El verdadero problema de la “nueva izquierda” es que no ha cambiado demasiado desde 1965. Las mismas discusiones inacabables, los mismos referentes caducos (cuando en una discusión me mencionaron a Hegel me eché sinceramente a temblar) y el mismo enemigo común: la realidad de que el mundo va a mejor en todos los sentidos donde se aplica la matizable teoría socioliberal y la democracia representativa. Esa socialdemocracia que tanto han odiado históricamente funciona más bien que mal (¡maldita sea!). Parte de los mismos que se consideran marxistas y que quieren aplicar las políticas de otros tiempos, son los que situaron en la URSS, en la China de Mao y en multitud de países del este su modelo a seguir: ahí tenemos a Garí y a Romero, de esa Izquierda Anticapitalista que reniega de la Transición y que ahora es parte de Unidos Podemos, ahí tenemos a algunos de esos estudiantes universitarios del 15-M que orgullosamente emulaban el Mayo francés al grito de “no nos representan” con imágenes de los revolucionarios que tanta sangre trajeron, ahí aparece Anguita yendo a celebrar a finales de los 80 sus vacaciones en la Rumanía del sanguinario Ceaucescu (“no sabía lo que estaba ocurriendo”, admitió Anguita), ahí está como mero ejemplo actual Esther López (directora del gabinete de Economía y Hacienda en el Ayuntamiento de Madrid) afirmando que “cuando nosotros tomemos el poder se llamará dictadura del proletariado porque el interés de los trabajadores será el interés común” y que la URSS “sufrió una degradación, una perversión, pero en la actualidad creo que es hasta más importante detenerse en lo positivo”, ahí tenemos a esos actuales intelectuales de izquierda, con su equidistancia característica, diciendo esta semana que los muertos de Orlando son víctimas del heteropatriarcado. Es la misma izquierda que admira (o, al menos, tiene cierta simpatía) el modelo de Venezuela y Cuba y que lloró la muerte de Chávez. Monedero vino al Chami en 2012 a defender el régimen cubano. Para él era “una isla de libertad”. Pablo Iglesias y Alberto Garzón han mentido deliberadamente (o son verdaderamente ineptos) acerca del asunto de Leopoldo López para, seguramente, no posicionarse claramente sobre Venezuela. 
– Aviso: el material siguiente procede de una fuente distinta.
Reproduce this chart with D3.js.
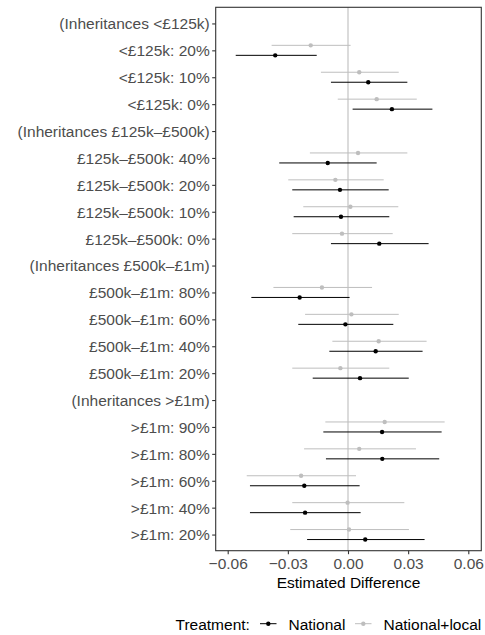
<!DOCTYPE html>
<html>
<head>
<meta charset="utf-8">
<script src="https://cdn.jsdelivr.net/npm/d3@7"></script>
<style>
	body { margin: 0; background: #fff; }
	svg text { font-family: 'Liberation Sans', Arial, sans-serif; }
</style>
</head>
<body>
<svg class="display"></svg>
<script>
// categories, top to bottom
const categories = [
	'(Inheritances <£125k)',
	'<£125k: 20%',
	'<£125k: 10%',
	'<£125k: 0%',
	'(Inheritances £125k–£500k)',
	'£125k–£500k: 40%',
	'£125k–£500k: 20%',
	'£125k–£500k: 10%',
	'£125k–£500k: 0%',
	'(Inheritances £500k–£1m)',
	'£500k–£1m: 80%',
	'£500k–£1m: 60%',
	'£500k–£1m: 40%',
	'£500k–£1m: 20%',
	'(Inheritances >£1m)',
	'>£1m: 90%',
	'>£1m: 80%',
	'>£1m: 60%',
	'>£1m: 40%',
	'>£1m: 20%'
];

// National: estimate, lower, upper (null = header row)
const nationalEst = [null, -0.0363, 0.0101, 0.0219, null, -0.0101, -0.004, -0.0035, 0.0156, null, -0.0241, -0.0013, 0.0138, 0.006, null, 0.017, 0.0171, -0.0218, -0.0214, 0.0086];
const nationalLo = [null, -0.056, -0.0085, 0.0023, null, -0.0343, -0.0278, -0.0271, -0.0085, null, -0.0482, -0.0248, -0.0093, -0.0176, null, -0.0123, -0.011, -0.0489, -0.0489, -0.0204];
const nationalHi = [null, -0.0156, 0.0296, 0.0421, null, 0.0143, 0.0203, 0.0206, 0.0402, null, 0.0008, 0.0226, 0.0372, 0.0303, null, 0.0467, 0.0455, 0.0058, 0.0063, 0.0382];

// National+local
const localEst = [null, -0.0186, 0.0056, 0.0143, null, 0.005, -0.0063, 0.0012, -0.003, null, -0.013, 0.0017, 0.0153, -0.0038, null, 0.0183, 0.0056, -0.0234, -0.0002, 0.0005];
const localLo = [null, -0.0381, -0.0135, -0.0051, null, -0.019, -0.0298, -0.0223, -0.0278, null, -0.0372, -0.0214, -0.0078, -0.0278, null, -0.0113, -0.0219, -0.0505, -0.0278, -0.0288];
const localHi = [null, 0.0013, 0.0253, 0.0343, null, 0.0296, 0.0178, 0.0251, 0.0223, null, 0.012, 0.0253, 0.0392, 0.0206, null, 0.0482, 0.0339, 0.004, 0.0281, 0.0304];

const xTicks = [-0.06, -0.03, 0, 0.03, 0.06];

const totalWidth = 485,
	totalHeight = 635,
	panel = { left: 215.7, right: 481.3, top: 7.3, bottom: 550.7 },
	fontSize = '15.5px';

const series = [
	{ name: 'National', color: '#000000', est: nationalEst, lo: nationalLo, hi: nationalHi, dy: 5 },
	{ name: 'National+local', color: '#bebebe', est: localEst, lo: localLo, hi: localHi, dy: -5 }
];

const xScale = d3.scaleLinear().domain([-0.06, 0.06]).range([227.7, 468.3]);
const yScale = d3.scalePoint().domain(categories).range([panel.top, panel.bottom]).padding(0.6);

const svg = d3.select('.display').attr('width', totalWidth).attr('height', totalHeight);

//zero reference line
svg.append('line')
	.attr('x1', xScale(0)).attr('x2', xScale(0))
	.attr('y1', panel.top).attr('y2', panel.bottom)
	.attr('stroke', '#bebebe').attr('stroke-width', 1.1);

//draw grey series first so black sits on top
series.slice().reverse().forEach((s) => {
	const rows = categories.map((c, i) => ({ c: c, est: s.est[i], lo: s.lo[i], hi: s.hi[i] }))
		.filter((d) => d.est !== null);
	const g = svg.append('g');
	g.selectAll('line').data(rows).enter().append('line')
		.attr('x1', (d) => xScale(d.lo)).attr('x2', (d) => xScale(d.hi))
		.attr('y1', (d) => yScale(d.c) + s.dy).attr('y2', (d) => yScale(d.c) + s.dy)
		.attr('stroke', s.color).attr('stroke-width', 1);
	g.selectAll('circle').data(rows).enter().append('circle')
		.attr('cx', (d) => xScale(d.est)).attr('cy', (d) => yScale(d.c) + s.dy)
		.attr('r', 2.2).attr('fill', s.color);
});

//panel border
svg.append('rect')
	.attr('x', panel.left).attr('y', panel.top)
	.attr('width', panel.right - panel.left).attr('height', panel.bottom - panel.top)
	.attr('fill', 'none').attr('stroke', '#333333').attr('stroke-width', 1.1);

//x axis
const xAxis = d3.axisBottom(xScale).tickValues(xTicks).tickSize(3.5).tickPadding(3)
	.tickFormat((d) => d3.format('.2f')(d).replace('-', '−'));
const gx = svg.append('g').attr('transform', 'translate(0,' + panel.bottom + ')').call(xAxis);
gx.select('.domain').remove();
gx.selectAll('.tick line').attr('stroke', '#333333').attr('stroke-width', 1.1);
gx.selectAll('.tick text').attr('fill', '#4d4d4d').style('font-size', fontSize).attr('dy', '0.75em');

//y axis
const yAxis = d3.axisLeft(yScale).tickSize(3.5).tickPadding(2.5);
const gy = svg.append('g').attr('transform', 'translate(' + panel.left + ',0)').call(yAxis);
gy.select('.domain').remove();
gy.selectAll('.tick line').attr('stroke', '#333333').attr('stroke-width', 1.1);
gy.selectAll('.tick text').attr('fill', '#4d4d4d').style('font-size', fontSize).attr('dy', '0.35em');

//x axis title
svg.append('text')
	.attr('x', (panel.left + panel.right) / 2).attr('y', 587.5)
	.attr('text-anchor', 'middle').style('font-size', fontSize).attr('fill', '#000')
	.text('Estimated Difference');

//legend
const legend = svg.append('g');
legend.append('text').attr('x', 175.5).attr('y', 630).style('font-size', fontSize).text('Treatment:');
const keyX = [260, 355];
series.forEach((s, i) => {
	const k = legend.append('g');
	k.append('line').attr('x1', keyX[i]).attr('x2', keyX[i] + 16.5)
		.attr('y1', 623.7).attr('y2', 623.7).attr('stroke', s.color).attr('stroke-width', 1);
	k.append('circle').attr('cx', keyX[i] + 8.3).attr('cy', 623.7).attr('r', 2.2).attr('fill', s.color);
	k.append('text').attr('x', keyX[i] + 28.5).attr('y', 630).style('font-size', fontSize).text(s.name);
});
</script>
</body>
</html>
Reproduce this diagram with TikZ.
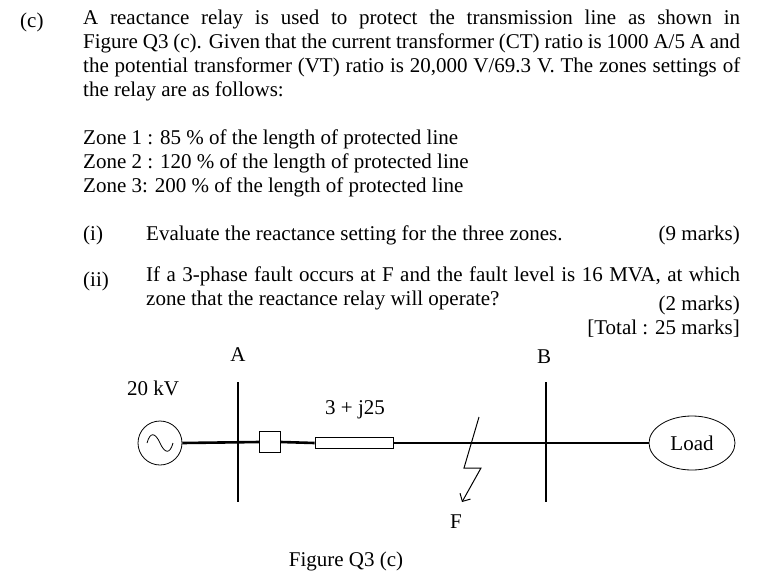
\documentclass[tikz,border=0pt]{standalone}
\usepackage{fontspec}
\setmainfont{Liberation Serif}
\usetikzlibrary{arrows.meta,shapes.geometric}
\begin{document}
\begin{tikzpicture}[x=1pt,y=-1pt,
  txt/.style={anchor=base west,inner sep=0pt,font=\fontsize{21}{24}\selectfont},
  lbl/.style={inner sep=0pt,font=\fontsize{21}{24}\selectfont},
  wire/.style={line width=2.6pt},
  bus/.style={line width=2.6pt}]
\useasboundingbox (0,0) rectangle (782,576);
\node[txt] (c) at (20,27) {(c)};
\node[txt,anchor=north west,text width=657pt,align=justify] (p) at (83,10)
 {A reactance relay is used to protect the transmission line as shown in\linebreak Figure Q3 (c). Given that the current transformer (CT) ratio is 1000 A/5 A and\linebreak the potential transformer (VT) ratio is 20,000 V/69.3 V. The zones settings of\linebreak the relay are as follows:};
\node[txt] (z1) at (83,144) {Zone 1 : 85 \% of the length of protected line};
\node[txt] (z2) at (83,168) {Zone 2 : 120 \% of the length of protected line};
\node[txt] (z3) at (83,192) {Zone 3: 200 \% of the length of protected line};
\node[txt] (i) at (83,240) {(i)};
\node[txt] (it) at (146,240) {Evaluate the reactance setting for the three zones.};
\node[txt,anchor=base east] (im) at (740,240) {(9 marks)};
\node[txt] (ii) at (83,286) {(ii)};
\node[txt,anchor=north west,text width=594pt,align=justify] (iit) at (146,267)
 {If a 3-phase fault occurs at F and the fault level is 16 MVA, at which\linebreak zone that the reactance relay will operate?};
\node[txt,anchor=base east] (iim) at (740,310) {(2 marks)};
\node[txt,anchor=base east] (tot) at (740,334) {[Total : 25 marks]};
% diagram
\node[lbl] (A) at (238,355) {A};
\node[lbl] (B) at (544,357) {B};
\node[lbl] (kv) at (153,388) {20 kV};
\node[lbl] (z) at (355,410) {3 + j25};
\node[lbl] (F) at (456,522) {F};
\node[lbl] (fig) at (346,561) {Figure Q3 (c)};
\node[draw,circle,minimum size=44pt,inner sep=0pt,line width=0.8pt] (gen) at (160,443) {};
\draw[line width=0.8pt] (147,443) .. controls (150,432) and (155,432) .. (160,443) .. controls (165,454) and (170,454) .. (173,443);
\node[draw,ellipse,minimum width=86pt,minimum height=54pt,inner sep=0pt,line width=0.8pt,lbl] (load) at (692,443) {Load};
\coordinate (a1) at (238,382); \coordinate (a2) at (238,502);
\coordinate (b1) at (546,382); \coordinate (b2) at (546,502);
\draw[bus] (a1) -- (a2);
\draw[bus] (b1) -- (b2);
\node[draw,fill=white,minimum size=21pt,inner sep=0pt,line width=0.8pt] (cb) at (270,442) {};
\node[draw,fill=white,minimum width=78pt,minimum height=11pt,inner sep=0pt,line width=0.8pt] (imp) at (354,443) {};
\draw[wire] (gen.east) -- (cb.west);
\draw[wire] (cb.east) -- (imp.west);
\draw[wire] (imp.east) -- (load.west);
\coordinate (f1) at (479,417); \coordinate (f2) at (464,468);
\coordinate (f3) at (481,468); \coordinate (f4) at (462,502);
\draw[line width=1pt,-{Straight Barb[length=6pt]}] (f1) -- (f2) -- (f3) -- (f4);
\end{tikzpicture}
\end{document}
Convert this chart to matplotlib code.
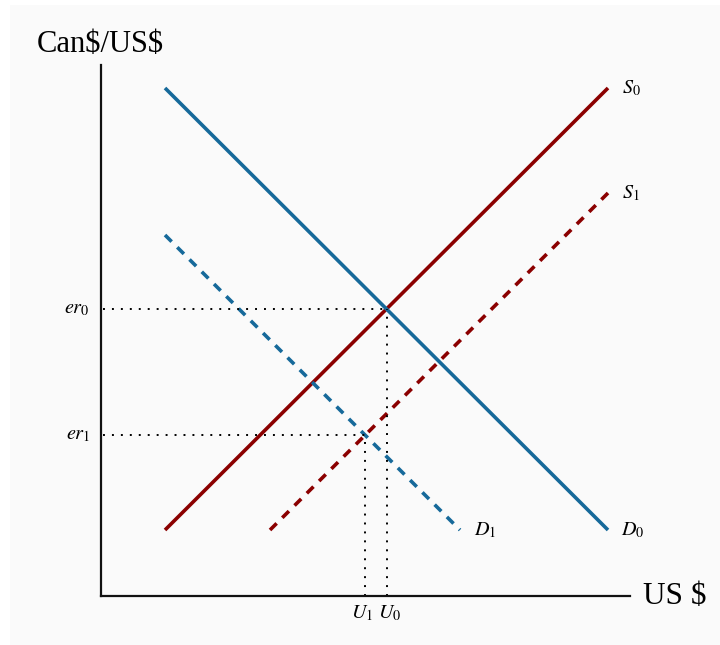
import matplotlib
matplotlib.use("Agg")
import matplotlib.pyplot as plt
from matplotlib.patches import Rectangle

plt.rcParams['mathtext.fontset'] = 'stix'
plt.rcParams['font.family'] = ['Liberation Serif', 'DejaVu Serif']

# Curves (x, y) endpoints in quantity / exchange-rate units
s0_x = [64, 507]; s0_y = [66, 508]
d0_x = [64, 507]; d0_y = [508, 66]
s1_x = [169, 507]; s1_y = [66, 403]
d1_x = [64, 359]; d1_y = [361, 66]

# Equilibria
eq0 = (286, 287)
eq1 = (264, 161)

curve_labels = {'S0': r'$S_0$', 'S1': r'$S_1$', 'D0': r'$D_0$', 'D1': r'$D_1$'}
y_labels = [r'$er_0$', r'$er_1$']
x_labels = [r'$U_1$', r'$U_0$']

W, H = 720, 645
fig = plt.figure(figsize=(W/100, H/100), dpi=100)
fig.patch.set_facecolor('white')
fig.add_artist(Rectangle((10/W, 0), 1 - 10/W, 1 - 5/H, transform=fig.transFigure,
                         facecolor='#fafafa', edgecolor='none', zorder=0))

ax = fig.add_axes([101/W, 49/H, 529/W, 531/H])
ax.set_xlim(0, 529)
ax.set_ylim(0, 531)
ax.patch.set_alpha(0)
for side in ['top', 'right']:
    ax.spines[side].set_visible(False)
for side in ['left', 'bottom']:
    ax.spines[side].set_linewidth(1.6)
    ax.spines[side].set_color('#111111')
ax.set_xticks([]); ax.set_yticks([])

blue = '#16699a'
red = '#8b0000'
lw = 2.6
ax.plot(s0_x, s0_y, color=red, lw=lw, solid_capstyle='butt')
ax.plot(d0_x, d0_y, color=blue, lw=lw, solid_capstyle='butt')
ax.plot(s1_x, s1_y, color=red, lw=lw, linestyle=(0, (2.6, 2.2)))
ax.plot(d1_x, d1_y, color=blue, lw=lw, linestyle=(0, (2.6, 2.2)))

dot = dict(color='black', lw=1.4, linestyle=(0, (1, 3.6)))
for (ex, ey) in [eq0, eq1]:
    ax.plot([2, ex], [ey, ey], **dot)
    ax.plot([ex, ex], [0, ey], **dot)

fs = 14.5
ax.text(521, 508, curve_labels['S0'], fontsize=fs, va='center', ha='left')
ax.text(521, 403, curve_labels['S1'], fontsize=fs, va='center', ha='left')
ax.text(520, 66, curve_labels['D0'], fontsize=fs, va='center', ha='left')
ax.text(373, 66, curve_labels['D1'], fontsize=fs, va='center', ha='left')
ax.text(-11, eq0[1], y_labels[0], fontsize=fs, va='center', ha='right')
ax.text(-11, eq1[1], y_labels[1], fontsize=fs, va='center', ha='right')
ax.text(eq1[0] - 3, -17, x_labels[0], fontsize=fs, va='center', ha='center')
ax.text(eq0[0] + 3, -17, x_labels[1], fontsize=fs, va='center', ha='center')

fig.text(37/W, 1 - 45/H, 'Can\\$/US\\$', fontsize=22, va='center', ha='left')
fig.text(643/W, 1 - 596/H, 'US \\$', fontsize=22.5, va='center', ha='left')

fig.savefig('out.png', dpi=100)
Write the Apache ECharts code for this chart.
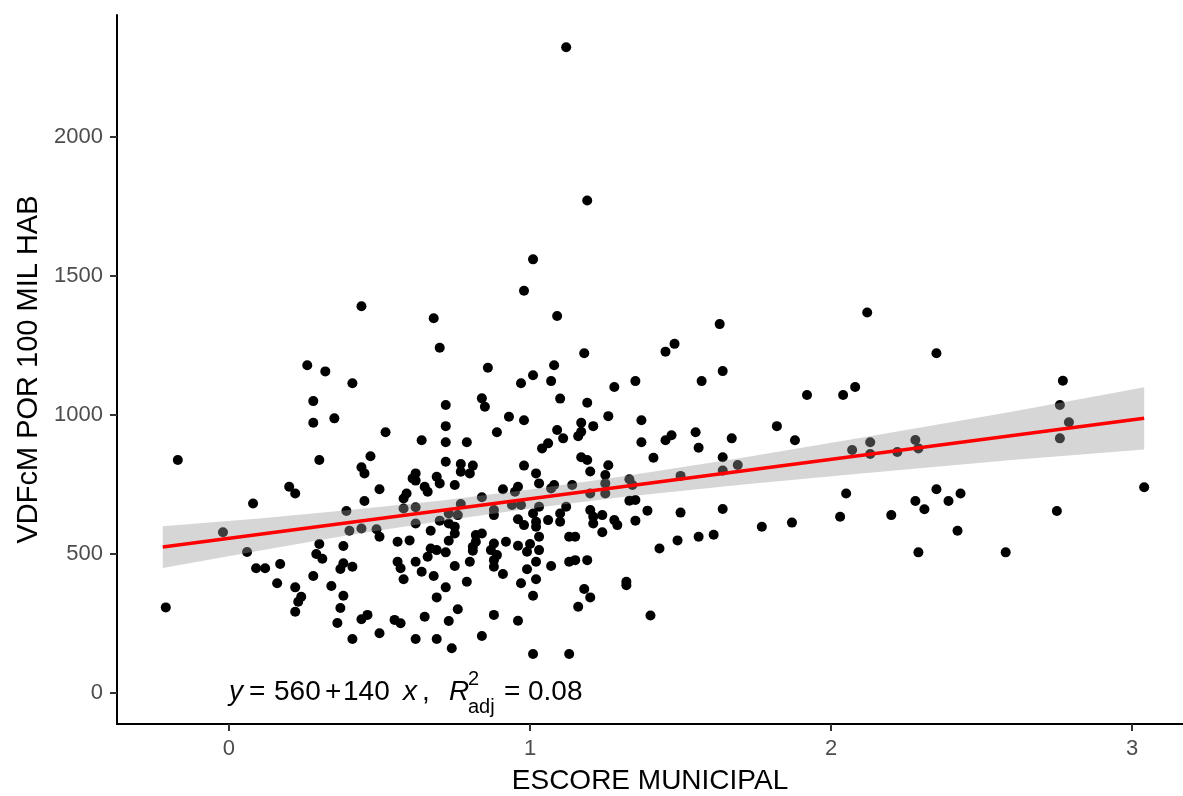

Cuando el joven estudiante vaya a votar a Unidos Podemos, es posible que maneje uno de estos dos discursos: el de la socialdemocracia perdida o el del comunismo. Si uno es comunista poco hay que decirle más allá de que tiene que ser muy fino para demostrar que, vistos los resultados, su propuesta es claramente democrática; si es socialdemócrata imagino que estará al tanto de los peligros que puede llevar un partido que dirige gente tan históricamente alejada de la socialdemocracia. También es posible que, simplemente, perciba a los otros partidos como corruptos. Pero en ese caso se hace complicado que alguien valore más una teórica honradez personal, bastante difícil de demostrar, que cuestiones relativamente básicas como el respeto al estado de derecho, a la separación de poderes o una determinada afinidad ideológica. Como imagino que habrá ponderado bien los riesgos, probablemente simplemente querrá un gobierno más de izquierdas, que recupere una teórica soberanía nacional frente a los mercados y Europa: una opción legítima. Pero esos votantes deben hacer frente a algo en lo que seguramente no han pensado mucho: detrás de ellos estaban hasta hace poco los fantasmas de los vestigios de parte de lo peor del siglo XX. Es posible que un gobierno de Podemos no cambie demasiado a uno de los otros partidos en liza; es incluso muy probable que sea así por una serie de cuestiones como Europa y la complejidad intrínseca de nuestras sociedades. Pero el riesgo a un cambio radical está ahí. No estaría mal que los estudiantes vieran un poco cómo era el mundo de ayer y abracen todos los avances de esta etapa democrática. Y si eso que luego se lancen a la noche de los tiempos. Ya sabemos que, como dijo Judt, lo peor que les puede pasar es que, después de las barricadas, “se vayan de vacaciones”.